** START OF Input data **

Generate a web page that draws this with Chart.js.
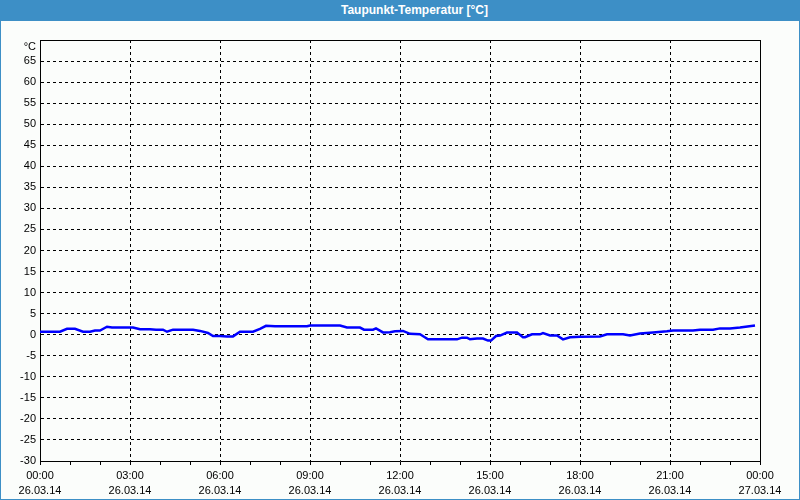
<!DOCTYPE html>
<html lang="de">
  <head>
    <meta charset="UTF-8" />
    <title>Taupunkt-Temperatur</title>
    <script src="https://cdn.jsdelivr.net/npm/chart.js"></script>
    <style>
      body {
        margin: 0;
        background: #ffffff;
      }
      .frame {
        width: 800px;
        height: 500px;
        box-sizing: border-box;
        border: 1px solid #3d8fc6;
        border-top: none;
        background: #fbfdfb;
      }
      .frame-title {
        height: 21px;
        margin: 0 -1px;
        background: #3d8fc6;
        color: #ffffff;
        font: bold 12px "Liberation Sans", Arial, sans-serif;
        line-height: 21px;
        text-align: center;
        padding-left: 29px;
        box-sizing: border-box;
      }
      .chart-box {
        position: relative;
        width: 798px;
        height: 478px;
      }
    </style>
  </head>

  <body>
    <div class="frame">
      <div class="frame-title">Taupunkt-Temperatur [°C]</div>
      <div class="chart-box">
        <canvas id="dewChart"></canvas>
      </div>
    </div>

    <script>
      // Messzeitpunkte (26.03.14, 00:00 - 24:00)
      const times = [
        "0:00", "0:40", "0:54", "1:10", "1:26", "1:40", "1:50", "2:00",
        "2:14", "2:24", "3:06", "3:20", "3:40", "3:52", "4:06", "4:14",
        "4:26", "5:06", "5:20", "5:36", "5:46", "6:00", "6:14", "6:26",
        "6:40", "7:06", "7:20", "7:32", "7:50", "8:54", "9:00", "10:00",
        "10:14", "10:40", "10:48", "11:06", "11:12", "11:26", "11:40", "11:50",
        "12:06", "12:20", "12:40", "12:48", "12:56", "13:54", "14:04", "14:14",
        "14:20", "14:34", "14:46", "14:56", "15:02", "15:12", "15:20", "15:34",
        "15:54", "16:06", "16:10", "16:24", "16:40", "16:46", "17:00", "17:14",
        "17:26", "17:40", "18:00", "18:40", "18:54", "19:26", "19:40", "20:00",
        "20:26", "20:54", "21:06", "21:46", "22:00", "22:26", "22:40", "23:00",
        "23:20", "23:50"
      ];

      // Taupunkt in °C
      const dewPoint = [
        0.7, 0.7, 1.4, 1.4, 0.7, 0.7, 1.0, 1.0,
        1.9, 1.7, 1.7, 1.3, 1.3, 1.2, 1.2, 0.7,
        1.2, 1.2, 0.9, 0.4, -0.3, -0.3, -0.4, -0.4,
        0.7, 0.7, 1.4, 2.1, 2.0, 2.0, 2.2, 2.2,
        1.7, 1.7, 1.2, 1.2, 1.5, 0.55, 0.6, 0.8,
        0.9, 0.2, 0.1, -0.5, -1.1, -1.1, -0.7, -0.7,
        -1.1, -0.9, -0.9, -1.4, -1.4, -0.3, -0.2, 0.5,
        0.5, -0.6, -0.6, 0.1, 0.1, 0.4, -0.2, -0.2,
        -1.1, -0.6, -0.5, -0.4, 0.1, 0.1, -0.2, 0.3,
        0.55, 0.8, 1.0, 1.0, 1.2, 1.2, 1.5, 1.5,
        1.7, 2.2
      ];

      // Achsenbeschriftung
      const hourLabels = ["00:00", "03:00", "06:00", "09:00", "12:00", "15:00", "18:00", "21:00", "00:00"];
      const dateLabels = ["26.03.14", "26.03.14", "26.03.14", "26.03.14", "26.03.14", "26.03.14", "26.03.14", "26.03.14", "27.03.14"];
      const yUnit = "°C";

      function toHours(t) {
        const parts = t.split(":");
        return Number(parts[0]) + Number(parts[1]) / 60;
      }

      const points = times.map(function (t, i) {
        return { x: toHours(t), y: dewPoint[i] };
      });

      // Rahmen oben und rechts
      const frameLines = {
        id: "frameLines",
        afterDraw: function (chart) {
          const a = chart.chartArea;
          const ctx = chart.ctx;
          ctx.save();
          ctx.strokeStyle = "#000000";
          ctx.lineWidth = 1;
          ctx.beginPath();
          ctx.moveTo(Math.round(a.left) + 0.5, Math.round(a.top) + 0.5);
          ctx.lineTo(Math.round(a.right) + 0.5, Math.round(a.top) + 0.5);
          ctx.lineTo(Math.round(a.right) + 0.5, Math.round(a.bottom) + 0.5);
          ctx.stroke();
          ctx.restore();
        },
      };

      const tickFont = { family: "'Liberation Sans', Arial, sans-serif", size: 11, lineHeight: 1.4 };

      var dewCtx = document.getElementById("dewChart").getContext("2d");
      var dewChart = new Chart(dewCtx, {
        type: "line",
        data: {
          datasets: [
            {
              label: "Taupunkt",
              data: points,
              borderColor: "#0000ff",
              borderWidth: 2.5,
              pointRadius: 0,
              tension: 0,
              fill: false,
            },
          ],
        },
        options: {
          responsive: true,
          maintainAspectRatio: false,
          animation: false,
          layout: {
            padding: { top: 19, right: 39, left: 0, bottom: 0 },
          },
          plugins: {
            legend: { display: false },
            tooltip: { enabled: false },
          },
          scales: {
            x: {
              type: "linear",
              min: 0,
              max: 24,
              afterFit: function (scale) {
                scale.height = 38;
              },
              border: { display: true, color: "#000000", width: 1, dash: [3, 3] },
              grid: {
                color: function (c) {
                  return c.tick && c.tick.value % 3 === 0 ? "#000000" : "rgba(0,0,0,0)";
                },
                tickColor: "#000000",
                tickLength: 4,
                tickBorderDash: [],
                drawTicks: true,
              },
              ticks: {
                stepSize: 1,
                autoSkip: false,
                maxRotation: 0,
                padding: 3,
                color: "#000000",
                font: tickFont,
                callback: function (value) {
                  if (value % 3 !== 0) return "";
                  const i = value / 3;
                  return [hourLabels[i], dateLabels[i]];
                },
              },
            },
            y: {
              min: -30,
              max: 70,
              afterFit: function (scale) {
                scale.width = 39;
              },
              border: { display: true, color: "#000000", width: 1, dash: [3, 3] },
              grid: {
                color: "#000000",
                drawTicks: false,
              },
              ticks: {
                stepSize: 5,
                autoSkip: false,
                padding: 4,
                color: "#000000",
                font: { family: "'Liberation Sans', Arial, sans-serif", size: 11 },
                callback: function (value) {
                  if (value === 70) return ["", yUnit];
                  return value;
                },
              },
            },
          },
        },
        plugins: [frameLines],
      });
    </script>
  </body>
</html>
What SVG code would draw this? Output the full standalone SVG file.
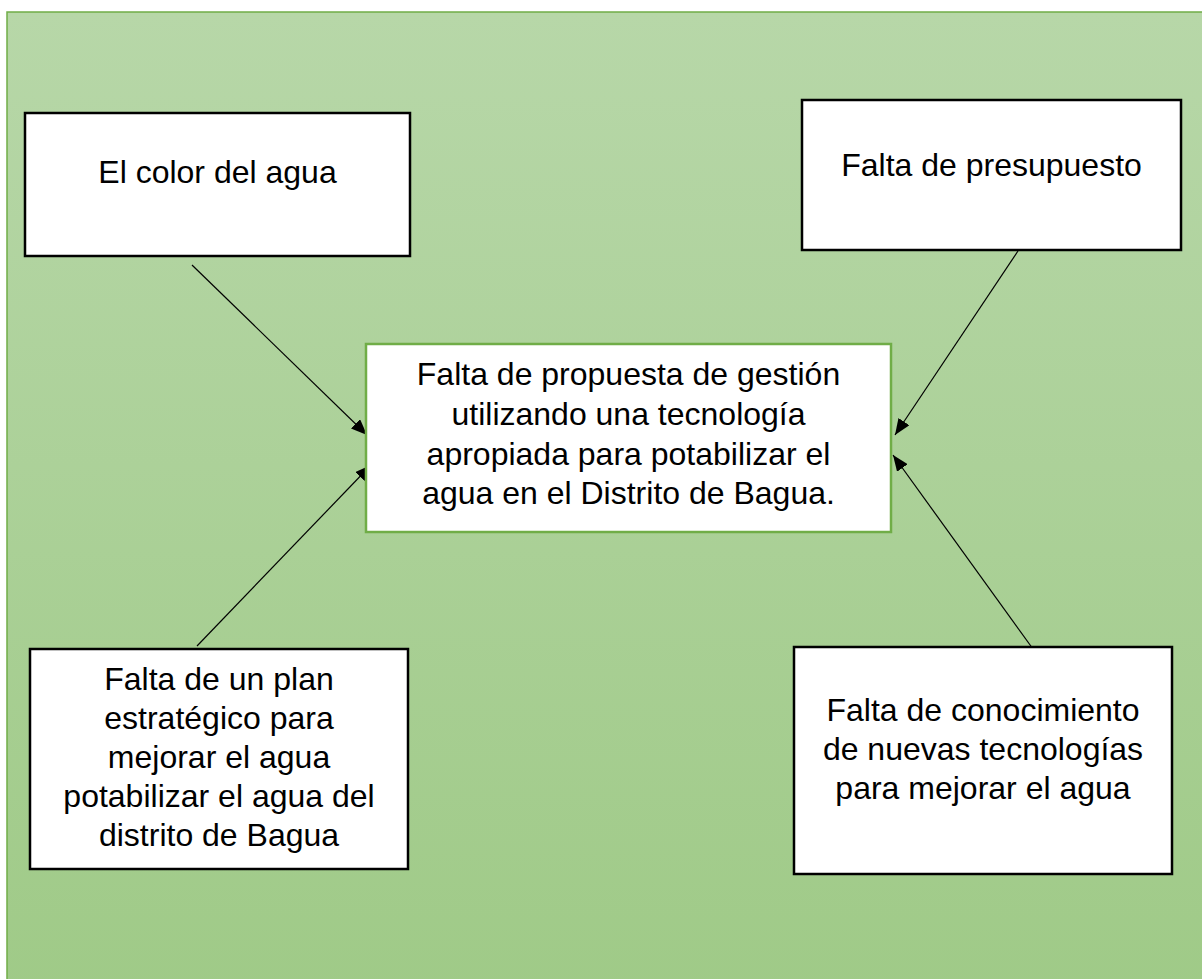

** END OF Input data **

■ Aim of the exercise
Each record must be quoted in full and exactly. Do not include the pictures.

■ Result
Generate a web page that draws this with Chart.js.
<!DOCTYPE html>
<html lang="de">
  <head>
    <meta charset="UTF-8" />
    <title>Taupunkt-Temperatur</title>
    <script src="https://cdn.jsdelivr.net/npm/chart.js"></script>
    <style>
      body {
        margin: 0;
        background: #ffffff;
      }
      .frame {
        width: 800px;
        height: 500px;
        box-sizing: border-box;
        border: 1px solid #3d8fc6;
        border-top: none;
        background: #fbfdfb;
      }
      .frame-title {
        height: 21px;
        margin: 0 -1px;
        background: #3d8fc6;
        color: #ffffff;
        font: bold 12px "Liberation Sans", Arial, sans-serif;
        line-height: 21px;
        text-align: center;
        padding-left: 29px;
        box-sizing: border-box;
      }
      .chart-box {
        position: relative;
        width: 798px;
        height: 478px;
      }
    </style>
  </head>

  <body>
    <div class="frame">
      <div class="frame-title">Taupunkt-Temperatur [°C]</div>
      <div class="chart-box">
        <canvas id="dewChart"></canvas>
      </div>
    </div>

    <script>
      // Messzeitpunkte (26.03.14, 00:00 - 24:00)
      const times = [
        "0:00", "0:40", "0:54", "1:10", "1:26", "1:40", "1:50", "2:00",
        "2:14", "2:24", "3:06", "3:20", "3:40", "3:52", "4:06", "4:14",
        "4:26", "5:06", "5:20", "5:36", "5:46", "6:00", "6:14", "6:26",
        "6:40", "7:06", "7:20", "7:32", "7:50", "8:54", "9:00", "10:00",
        "10:14", "10:40", "10:48", "11:06", "11:12", "11:26", "11:40", "11:50",
        "12:06", "12:20", "12:40", "12:48", "12:56", "13:54", "14:04", "14:14",
        "14:20", "14:34", "14:46", "14:56", "15:02", "15:12", "15:20", "15:34",
        "15:54", "16:06", "16:10", "16:24", "16:40", "16:46", "17:00", "17:14",
        "17:26", "17:40", "18:00", "18:40", "18:54", "19:26", "19:40", "20:00",
        "20:26", "20:54", "21:06", "21:46", "22:00", "22:26", "22:40", "23:00",
        "23:20", "23:50"
      ];

      // Taupunkt in °C
      const dewPoint = [
        0.7, 0.7, 1.4, 1.4, 0.7, 0.7, 1.0, 1.0,
        1.9, 1.7, 1.7, 1.3, 1.3, 1.2, 1.2, 0.7,
        1.2, 1.2, 0.9, 0.4, -0.3, -0.3, -0.4, -0.4,
        0.7, 0.7, 1.4, 2.1, 2.0, 2.0, 2.2, 2.2,
        1.7, 1.7, 1.2, 1.2, 1.5, 0.55, 0.6, 0.8,
        0.9, 0.2, 0.1, -0.5, -1.1, -1.1, -0.7, -0.7,
        -1.1, -0.9, -0.9, -1.4, -1.4, -0.3, -0.2, 0.5,
        0.5, -0.6, -0.6, 0.1, 0.1, 0.4, -0.2, -0.2,
        -1.1, -0.6, -0.5, -0.4, 0.1, 0.1, -0.2, 0.3,
        0.55, 0.8, 1.0, 1.0, 1.2, 1.2, 1.5, 1.5,
        1.7, 2.2
      ];

      // Achsenbeschriftung
      const hourLabels = ["00:00", "03:00", "06:00", "09:00", "12:00", "15:00", "18:00", "21:00", "00:00"];
      const dateLabels = ["26.03.14", "26.03.14", "26.03.14", "26.03.14", "26.03.14", "26.03.14", "26.03.14", "26.03.14", "27.03.14"];
      const yUnit = "°C";

      function toHours(t) {
        const parts = t.split(":");
        return Number(parts[0]) + Number(parts[1]) / 60;
      }

      const points = times.map(function (t, i) {
        return { x: toHours(t), y: dewPoint[i] };
      });

      // Rahmen oben und rechts
      const frameLines = {
        id: "frameLines",
        afterDraw: function (chart) {
          const a = chart.chartArea;
          const ctx = chart.ctx;
          ctx.save();
          ctx.strokeStyle = "#000000";
          ctx.lineWidth = 1;
          ctx.beginPath();
          ctx.moveTo(Math.round(a.left) + 0.5, Math.round(a.top) + 0.5);
          ctx.lineTo(Math.round(a.right) + 0.5, Math.round(a.top) + 0.5);
          ctx.lineTo(Math.round(a.right) + 0.5, Math.round(a.bottom) + 0.5);
          ctx.stroke();
          ctx.restore();
        },
      };

      const tickFont = { family: "'Liberation Sans', Arial, sans-serif", size: 11, lineHeight: 1.4 };

      var dewCtx = document.getElementById("dewChart").getContext("2d");
      var dewChart = new Chart(dewCtx, {
        type: "line",
        data: {
          datasets: [
            {
              label: "Taupunkt",
              data: points,
              borderColor: "#0000ff",
              borderWidth: 2.5,
              pointRadius: 0,
              tension: 0,
              fill: false,
            },
          ],
        },
        options: {
          responsive: true,
          maintainAspectRatio: false,
          animation: false,
          layout: {
            padding: { top: 19, right: 39, left: 0, bottom: 0 },
          },
          plugins: {
            legend: { display: false },
            tooltip: { enabled: false },
          },
          scales: {
            x: {
              type: "linear",
              min: 0,
              max: 24,
              afterFit: function (scale) {
                scale.height = 38;
              },
              border: { display: true, color: "#000000", width: 1, dash: [3, 3] },
              grid: {
                color: function (c) {
                  return c.tick && c.tick.value % 3 === 0 ? "#000000" : "rgba(0,0,0,0)";
                },
                tickColor: "#000000",
                tickLength: 4,
                tickBorderDash: [],
                drawTicks: true,
              },
              ticks: {
                stepSize: 1,
                autoSkip: false,
                maxRotation: 0,
                padding: 3,
                color: "#000000",
                font: tickFont,
                callback: function (value) {
                  if (value % 3 !== 0) return "";
                  const i = value / 3;
                  return [hourLabels[i], dateLabels[i]];
                },
              },
            },
            y: {
              min: -30,
              max: 70,
              afterFit: function (scale) {
                scale.width = 39;
              },
              border: { display: true, color: "#000000", width: 1, dash: [3, 3] },
              grid: {
                color: "#000000",
                drawTicks: false,
              },
              ticks: {
                stepSize: 5,
                autoSkip: false,
                padding: 4,
                color: "#000000",
                font: { family: "'Liberation Sans', Arial, sans-serif", size: 11 },
                callback: function (value) {
                  if (value === 70) return ["", yUnit];
                  return value;
                },
              },
            },
          },
        },
        plugins: [frameLines],
      });
    </script>
  </body>
</html>
What SVG code would draw this? Output the full standalone SVG file.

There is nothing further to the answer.